The first time I remember seeing a hovercraft was while watching Star Wars in 1977 – I was six years old. At the time it seemed quite possible that “a long time ago” would hit around the year 2000 and we’d all be driving in hovercars. By the time I was a teen the commute of George Jetson seemed a little far fetched, but, I really believed Marty’s hoverboard could be a reality. Alas, hoverboards should be out next year, and that looks highly unlikely. Besides, at this point I’m not quite as brave as I once was and know that hopping on a hoverboard should be something left to the young and reckless.

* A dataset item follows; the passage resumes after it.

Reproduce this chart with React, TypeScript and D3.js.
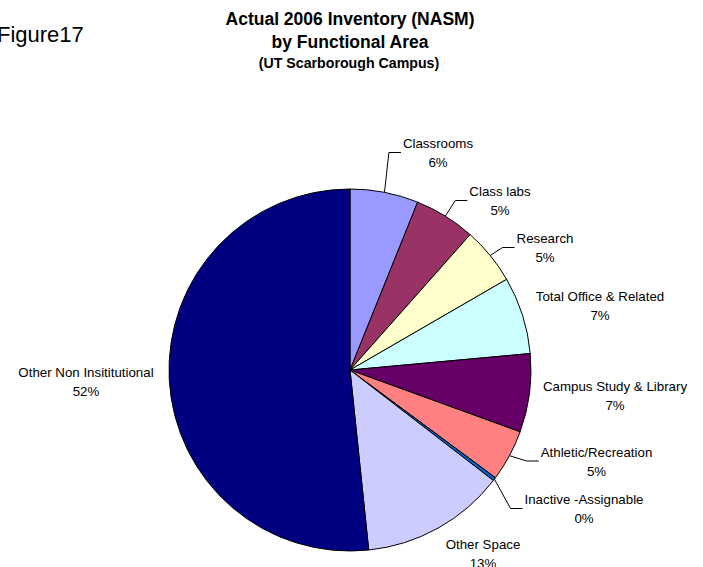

No need for despair, because at Disney’s California Adventure, you can ride a hover craft right now. The concept started in 1961 when the Flying Saucers opened in Disneyland’s Tomorrowland. The attraction was something between bumper cars and air hockey. Imagineer Roger Broggie describes stage the design process like this:
“We had figured that we could move a two-thousand pound payload if we had an air jet below with valves that allow air to come up through holes in the floor. It just so happened that a bunch of surplus actuators from the second stage of a Jupiter missile came onto the market. We bought them and put them to use. When the actuators were installed, they almost immediately failed and Disney sent them back. They wanted to know what we had done to make them wear out like this. We estimated the actuators had cycled more than seven million times. They said that their test program had required that the actuators were actually used for five seconds on the second stage of the Jupiter missile for pitch control, then their purpose was fulfilled. They said that we’d over designed it by seven times!”
The solution was to use four giant blowers mounted below the ground to maintain the air pressure in a 16,000 square foot network of air ducts with holes and valves. As a flying saucer passed over a valve, the air pressure would become imbalanced and the valve would open which provided the lift. The constant air pressure would quickly close the valve once the saucer moved on. To steer, guests would lean in any direction and the saucer would respond to the shift. However, if the weight was centered, the saucer would begin to “hop” up and down requiring the guest to lean again. Unfortunately, the pressure under the floor would drop so low at times, that all the valves would open at once, releasing the air beneath, causing a window rattling sonic boom and all the saucers would drop to the ground. Sadly, due to low capacity, the quantity of cast members needed to run the attraction, and design flaws, the saucers closed in 1966.
But thanks to computer technology, guests can once again ride upon a cushion of air. This time, in a giant white-wall. The basic elements of the attraction are the same, it is more reliable, and full of nostalgic fun – including the long wait time to ride.